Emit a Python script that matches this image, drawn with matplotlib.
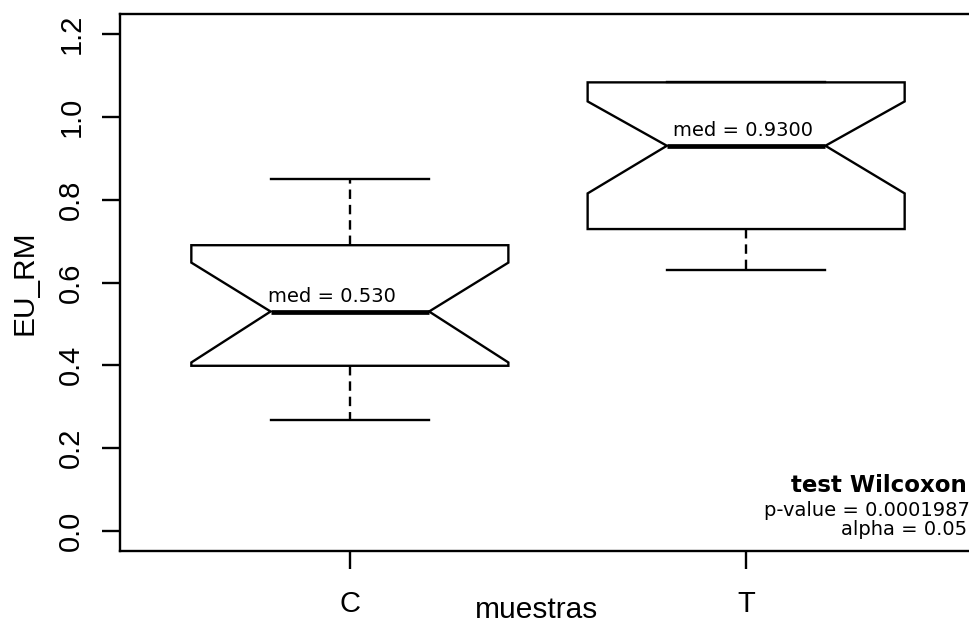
import matplotlib
matplotlib.use("Agg")
import matplotlib.pyplot as plt

# data
groups = ["C", "T"]
medians = [0.53, 0.93]
q1 = [0.399, 0.729]
q3 = [0.690, 1.083]
whis_lo = [0.268, 0.631]
whis_hi = [0.850, 1.083]
notch_lo = [0.407, 0.815]
notch_hi = [0.648, 1.037]
med_labels = ["med = 0.530", "med = 0.9300"]
test_lines = ["test Wilcoxon", "p-value = 0.0001987", "alpha = 0.05"]

plt.rcParams['font.family'] = ['Liberation Sans', 'DejaVu Sans']

fig = plt.figure(figsize=(9.7, 6.28), dpi=100)
# R style plot region, right edge runs just past the image
ax = fig.add_axes([120/970, 77/628, 856/970, 537/628])

stats = []
for i in range(len(groups)):
    stats.append(dict(med=medians[i], q1=q1[i], q3=q3[i],
                      whislo=whis_lo[i], whishi=whis_hi[i],
                      cilo=notch_lo[i], cihi=notch_hi[i],
                      fliers=[], label=groups[i]))

lw = 1.7
pos = list(range(1, len(groups) + 1))
ax.bxp(stats, positions=pos, widths=0.8, shownotches=True, patch_artist=True,
       boxprops=dict(facecolor='white', edgecolor='black', linewidth=lw),
       medianprops=dict(color='black', linewidth=3.4, solid_capstyle='butt'),
       whiskerprops=dict(color='black', linewidth=lw, linestyle=(0, (4, 2.5))),
       capprops=dict(color='black', linewidth=lw),
       showfliers=False)

# median labels
lab_dx = [-0.045, -0.008]
for i in range(len(groups)):
    ax.annotate(med_labels[i], (pos[i] + lab_dx[i], medians[i]),
                xytext=(0, 7), textcoords='offset points',
                ha='center', va='baseline', fontsize=14, family='DejaVu Sans')

ax.set_xlim(0.42, 2.58)
ax.set_ylim(-0.048, 1.248)
ax.set_yticks([0.0, 0.2, 0.4, 0.6, 0.8, 1.0, 1.2])
ax.set_yticklabels(['0.0', '0.2', '0.4', '0.6', '0.8', '1.0', '1.2'],
                   rotation=90, va='center')
ax.set_xticks(pos)
ax.set_xticklabels(groups)

ax.tick_params(axis='both', direction='out', length=13, width=lw,
               labelsize=21, color='black')
ax.tick_params(axis='y', pad=12)
ax.tick_params(axis='x', pad=15)

for sp in ax.spines.values():
    sp.set_linewidth(lw)
    sp.set_color('black')

ax.set_ylabel('EU_RM', fontsize=21.5)
ax.set_xlabel('muestras', fontsize=21.5)
ax.yaxis.set_label_coords(-0.095, 0.5)
ax.xaxis.set_label_coords(0.487, -0.083)

# test result text, bottom right
fig.text(967/970, 1 - 492/628, test_lines[0], ha='right', va='baseline',
         fontsize=16.5, fontweight='bold', family='DejaVu Sans')
fig.text(970/970, 1 - 516/628, test_lines[1], ha='right', va='baseline',
         fontsize=14, family='DejaVu Sans')
fig.text(967/970, 1 - 535/628, test_lines[2], ha='right', va='baseline',
         fontsize=14, family='DejaVu Sans')

fig.savefig('out.png', dpi=100, facecolor='white')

- **GIVEN TASK**: Omit every picture while copying the listing above exactly.

- **THE OUTPUT**:
Emit a Python script that matches this image, drawn with matplotlib.
import matplotlib
matplotlib.use("Agg")
import matplotlib.pyplot as plt

# data
groups = ["C", "T"]
medians = [0.53, 0.93]
q1 = [0.399, 0.729]
q3 = [0.690, 1.083]
whis_lo = [0.268, 0.631]
whis_hi = [0.850, 1.083]
notch_lo = [0.407, 0.815]
notch_hi = [0.648, 1.037]
med_labels = ["med = 0.530", "med = 0.9300"]
test_lines = ["test Wilcoxon", "p-value = 0.0001987", "alpha = 0.05"]

plt.rcParams['font.family'] = ['Liberation Sans', 'DejaVu Sans']

fig = plt.figure(figsize=(9.7, 6.28), dpi=100)
# R style plot region, right edge runs just past the image
ax = fig.add_axes([120/970, 77/628, 856/970, 537/628])

stats = []
for i in range(len(groups)):
    stats.append(dict(med=medians[i], q1=q1[i], q3=q3[i],
                      whislo=whis_lo[i], whishi=whis_hi[i],
                      cilo=notch_lo[i], cihi=notch_hi[i],
                      fliers=[], label=groups[i]))

lw = 1.7
pos = list(range(1, len(groups) + 1))
ax.bxp(stats, positions=pos, widths=0.8, shownotches=True, patch_artist=True,
       boxprops=dict(facecolor='white', edgecolor='black', linewidth=lw),
       medianprops=dict(color='black', linewidth=3.4, solid_capstyle='butt'),
       whiskerprops=dict(color='black', linewidth=lw, linestyle=(0, (4, 2.5))),
       capprops=dict(color='black', linewidth=lw),
       showfliers=False)

# median labels
lab_dx = [-0.045, -0.008]
for i in range(len(groups)):
    ax.annotate(med_labels[i], (pos[i] + lab_dx[i], medians[i]),
                xytext=(0, 7), textcoords='offset points',
                ha='center', va='baseline', fontsize=14, family='DejaVu Sans')

ax.set_xlim(0.42, 2.58)
ax.set_ylim(-0.048, 1.248)
ax.set_yticks([0.0, 0.2, 0.4, 0.6, 0.8, 1.0, 1.2])
ax.set_yticklabels(['0.0', '0.2', '0.4', '0.6', '0.8', '1.0', '1.2'],
                   rotation=90, va='center')
ax.set_xticks(pos)
ax.set_xticklabels(groups)

ax.tick_params(axis='both', direction='out', length=13, width=lw,
               labelsize=21, color='black')
ax.tick_params(axis='y', pad=12)
ax.tick_params(axis='x', pad=15)

for sp in ax.spines.values():
    sp.set_linewidth(lw)
    sp.set_color('black')

ax.set_ylabel('EU_RM', fontsize=21.5)
ax.set_xlabel('muestras', fontsize=21.5)
ax.yaxis.set_label_coords(-0.095, 0.5)
ax.xaxis.set_label_coords(0.487, -0.083)

# test result text, bottom right
fig.text(967/970, 1 - 492/628, test_lines[0], ha='right', va='baseline',
         fontsize=16.5, fontweight='bold', family='DejaVu Sans')
fig.text(970/970, 1 - 516/628, test_lines[1], ha='right', va='baseline',
         fontsize=14, family='DejaVu Sans')
fig.text(967/970, 1 - 535/628, test_lines[2], ha='right', va='baseline',
         fontsize=14, family='DejaVu Sans')

fig.savefig('out.png', dpi=100, facecolor='white')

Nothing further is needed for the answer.